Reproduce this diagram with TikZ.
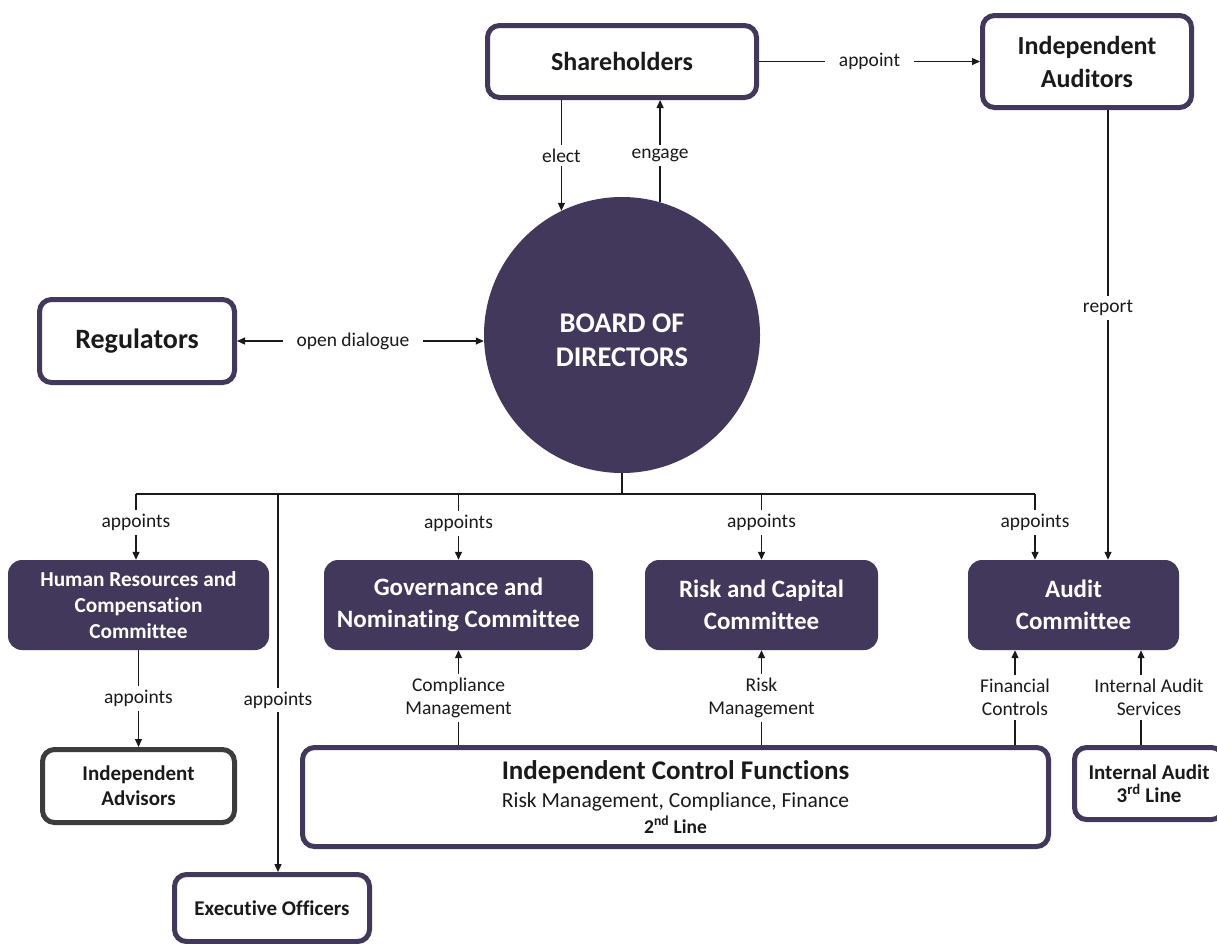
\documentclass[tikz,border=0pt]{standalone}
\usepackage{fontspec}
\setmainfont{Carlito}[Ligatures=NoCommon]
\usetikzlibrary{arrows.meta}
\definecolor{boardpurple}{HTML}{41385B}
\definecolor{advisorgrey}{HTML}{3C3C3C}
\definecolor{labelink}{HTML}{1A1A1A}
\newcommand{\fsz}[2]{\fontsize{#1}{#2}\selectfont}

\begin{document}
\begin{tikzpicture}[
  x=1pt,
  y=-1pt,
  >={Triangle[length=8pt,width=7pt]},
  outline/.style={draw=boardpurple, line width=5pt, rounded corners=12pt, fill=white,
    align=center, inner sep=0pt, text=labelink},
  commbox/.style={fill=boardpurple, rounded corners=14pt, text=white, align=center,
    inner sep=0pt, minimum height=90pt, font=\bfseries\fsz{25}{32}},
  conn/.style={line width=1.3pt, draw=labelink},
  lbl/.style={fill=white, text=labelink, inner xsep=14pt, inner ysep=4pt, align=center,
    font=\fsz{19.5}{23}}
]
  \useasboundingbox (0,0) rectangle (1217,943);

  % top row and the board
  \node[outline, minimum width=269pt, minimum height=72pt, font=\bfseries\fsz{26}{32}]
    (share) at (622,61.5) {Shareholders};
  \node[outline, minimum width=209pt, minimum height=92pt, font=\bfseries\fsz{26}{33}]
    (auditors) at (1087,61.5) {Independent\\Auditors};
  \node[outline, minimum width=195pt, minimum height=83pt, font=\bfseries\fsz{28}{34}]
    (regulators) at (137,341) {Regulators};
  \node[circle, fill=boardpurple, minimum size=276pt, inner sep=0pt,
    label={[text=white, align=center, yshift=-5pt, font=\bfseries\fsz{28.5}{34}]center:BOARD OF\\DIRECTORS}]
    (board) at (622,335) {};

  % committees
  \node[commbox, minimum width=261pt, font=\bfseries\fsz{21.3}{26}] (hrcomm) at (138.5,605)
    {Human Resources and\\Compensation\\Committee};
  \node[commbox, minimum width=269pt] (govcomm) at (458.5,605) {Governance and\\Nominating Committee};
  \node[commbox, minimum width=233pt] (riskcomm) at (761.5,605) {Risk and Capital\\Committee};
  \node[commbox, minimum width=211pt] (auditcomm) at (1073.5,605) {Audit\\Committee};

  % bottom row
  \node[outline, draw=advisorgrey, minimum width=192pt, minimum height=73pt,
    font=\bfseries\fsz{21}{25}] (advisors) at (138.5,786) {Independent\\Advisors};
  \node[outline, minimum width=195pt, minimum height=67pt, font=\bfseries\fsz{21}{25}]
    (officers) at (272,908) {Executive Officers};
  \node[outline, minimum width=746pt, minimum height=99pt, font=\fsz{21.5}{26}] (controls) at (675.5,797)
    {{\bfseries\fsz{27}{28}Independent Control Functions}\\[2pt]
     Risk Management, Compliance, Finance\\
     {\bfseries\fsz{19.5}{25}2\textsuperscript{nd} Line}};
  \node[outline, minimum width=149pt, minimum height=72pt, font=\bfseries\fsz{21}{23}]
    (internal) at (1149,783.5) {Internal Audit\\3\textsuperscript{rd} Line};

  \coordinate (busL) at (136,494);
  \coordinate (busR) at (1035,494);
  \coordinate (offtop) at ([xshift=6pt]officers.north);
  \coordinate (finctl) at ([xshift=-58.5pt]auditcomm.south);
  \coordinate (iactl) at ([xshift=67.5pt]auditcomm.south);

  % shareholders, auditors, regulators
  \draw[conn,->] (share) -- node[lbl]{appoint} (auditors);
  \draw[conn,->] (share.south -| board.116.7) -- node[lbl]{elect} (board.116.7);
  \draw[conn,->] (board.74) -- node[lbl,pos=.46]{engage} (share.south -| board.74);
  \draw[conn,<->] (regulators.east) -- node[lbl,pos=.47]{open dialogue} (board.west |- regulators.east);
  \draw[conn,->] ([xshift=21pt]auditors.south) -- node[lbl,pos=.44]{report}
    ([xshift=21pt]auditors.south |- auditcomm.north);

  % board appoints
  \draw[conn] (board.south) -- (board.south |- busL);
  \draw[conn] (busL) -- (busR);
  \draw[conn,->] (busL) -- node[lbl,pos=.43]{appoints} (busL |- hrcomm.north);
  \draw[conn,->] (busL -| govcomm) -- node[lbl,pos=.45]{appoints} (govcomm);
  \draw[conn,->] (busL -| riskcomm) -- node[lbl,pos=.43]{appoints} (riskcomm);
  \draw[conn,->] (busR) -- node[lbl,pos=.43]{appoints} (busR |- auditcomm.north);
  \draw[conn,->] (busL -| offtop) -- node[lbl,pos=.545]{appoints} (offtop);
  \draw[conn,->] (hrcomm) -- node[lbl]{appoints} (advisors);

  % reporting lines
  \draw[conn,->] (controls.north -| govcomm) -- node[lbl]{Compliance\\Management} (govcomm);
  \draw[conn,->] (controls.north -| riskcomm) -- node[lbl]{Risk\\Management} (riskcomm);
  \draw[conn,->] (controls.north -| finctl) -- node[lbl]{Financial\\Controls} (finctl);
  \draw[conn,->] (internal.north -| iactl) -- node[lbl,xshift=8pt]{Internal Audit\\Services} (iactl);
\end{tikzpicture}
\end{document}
···
• _YOUR GOAL_
Return the listing above word for word, with the pictures removed.

• _SOLUTION FOR THIS TASK_
Reproduce this diagram with TikZ.
\documentclass[tikz,border=0pt]{standalone}
\usepackage{fontspec}
\setmainfont{Carlito}[Ligatures=NoCommon]
\usetikzlibrary{arrows.meta}
\definecolor{boardpurple}{HTML}{41385B}
\definecolor{advisorgrey}{HTML}{3C3C3C}
\definecolor{labelink}{HTML}{1A1A1A}
\newcommand{\fsz}[2]{\fontsize{#1}{#2}\selectfont}

\begin{document}
\begin{tikzpicture}[
  x=1pt,
  y=-1pt,
  >={Triangle[length=8pt,width=7pt]},
  outline/.style={draw=boardpurple, line width=5pt, rounded corners=12pt, fill=white,
    align=center, inner sep=0pt, text=labelink},
  commbox/.style={fill=boardpurple, rounded corners=14pt, text=white, align=center,
    inner sep=0pt, minimum height=90pt, font=\bfseries\fsz{25}{32}},
  conn/.style={line width=1.3pt, draw=labelink},
  lbl/.style={fill=white, text=labelink, inner xsep=14pt, inner ysep=4pt, align=center,
    font=\fsz{19.5}{23}}
]
  \useasboundingbox (0,0) rectangle (1217,943);

  % top row and the board
  \node[outline, minimum width=269pt, minimum height=72pt, font=\bfseries\fsz{26}{32}]
    (share) at (622,61.5) {Shareholders};
  \node[outline, minimum width=209pt, minimum height=92pt, font=\bfseries\fsz{26}{33}]
    (auditors) at (1087,61.5) {Independent\\Auditors};
  \node[outline, minimum width=195pt, minimum height=83pt, font=\bfseries\fsz{28}{34}]
    (regulators) at (137,341) {Regulators};
  \node[circle, fill=boardpurple, minimum size=276pt, inner sep=0pt,
    label={[text=white, align=center, yshift=-5pt, font=\bfseries\fsz{28.5}{34}]center:BOARD OF\\DIRECTORS}]
    (board) at (622,335) {};

  % committees
  \node[commbox, minimum width=261pt, font=\bfseries\fsz{21.3}{26}] (hrcomm) at (138.5,605)
    {Human Resources and\\Compensation\\Committee};
  \node[commbox, minimum width=269pt] (govcomm) at (458.5,605) {Governance and\\Nominating Committee};
  \node[commbox, minimum width=233pt] (riskcomm) at (761.5,605) {Risk and Capital\\Committee};
  \node[commbox, minimum width=211pt] (auditcomm) at (1073.5,605) {Audit\\Committee};

  % bottom row
  \node[outline, draw=advisorgrey, minimum width=192pt, minimum height=73pt,
    font=\bfseries\fsz{21}{25}] (advisors) at (138.5,786) {Independent\\Advisors};
  \node[outline, minimum width=195pt, minimum height=67pt, font=\bfseries\fsz{21}{25}]
    (officers) at (272,908) {Executive Officers};
  \node[outline, minimum width=746pt, minimum height=99pt, font=\fsz{21.5}{26}] (controls) at (675.5,797)
    {{\bfseries\fsz{27}{28}Independent Control Functions}\\[2pt]
     Risk Management, Compliance, Finance\\
     {\bfseries\fsz{19.5}{25}2\textsuperscript{nd} Line}};
  \node[outline, minimum width=149pt, minimum height=72pt, font=\bfseries\fsz{21}{23}]
    (internal) at (1149,783.5) {Internal Audit\\3\textsuperscript{rd} Line};

  \coordinate (busL) at (136,494);
  \coordinate (busR) at (1035,494);
  \coordinate (offtop) at ([xshift=6pt]officers.north);
  \coordinate (finctl) at ([xshift=-58.5pt]auditcomm.south);
  \coordinate (iactl) at ([xshift=67.5pt]auditcomm.south);

  % shareholders, auditors, regulators
  \draw[conn,->] (share) -- node[lbl]{appoint} (auditors);
  \draw[conn,->] (share.south -| board.116.7) -- node[lbl]{elect} (board.116.7);
  \draw[conn,->] (board.74) -- node[lbl,pos=.46]{engage} (share.south -| board.74);
  \draw[conn,<->] (regulators.east) -- node[lbl,pos=.47]{open dialogue} (board.west |- regulators.east);
  \draw[conn,->] ([xshift=21pt]auditors.south) -- node[lbl,pos=.44]{report}
    ([xshift=21pt]auditors.south |- auditcomm.north);

  % board appoints
  \draw[conn] (board.south) -- (board.south |- busL);
  \draw[conn] (busL) -- (busR);
  \draw[conn,->] (busL) -- node[lbl,pos=.43]{appoints} (busL |- hrcomm.north);
  \draw[conn,->] (busL -| govcomm) -- node[lbl,pos=.45]{appoints} (govcomm);
  \draw[conn,->] (busL -| riskcomm) -- node[lbl,pos=.43]{appoints} (riskcomm);
  \draw[conn,->] (busR) -- node[lbl,pos=.43]{appoints} (busR |- auditcomm.north);
  \draw[conn,->] (busL -| offtop) -- node[lbl,pos=.545]{appoints} (offtop);
  \draw[conn,->] (hrcomm) -- node[lbl]{appoints} (advisors);

  % reporting lines
  \draw[conn,->] (controls.north -| govcomm) -- node[lbl]{Compliance\\Management} (govcomm);
  \draw[conn,->] (controls.north -| riskcomm) -- node[lbl]{Risk\\Management} (riskcomm);
  \draw[conn,->] (controls.north -| finctl) -- node[lbl]{Financial\\Controls} (finctl);
  \draw[conn,->] (internal.north -| iactl) -- node[lbl,xshift=8pt]{Internal Audit\\Services} (iactl);
\end{tikzpicture}
\end{document}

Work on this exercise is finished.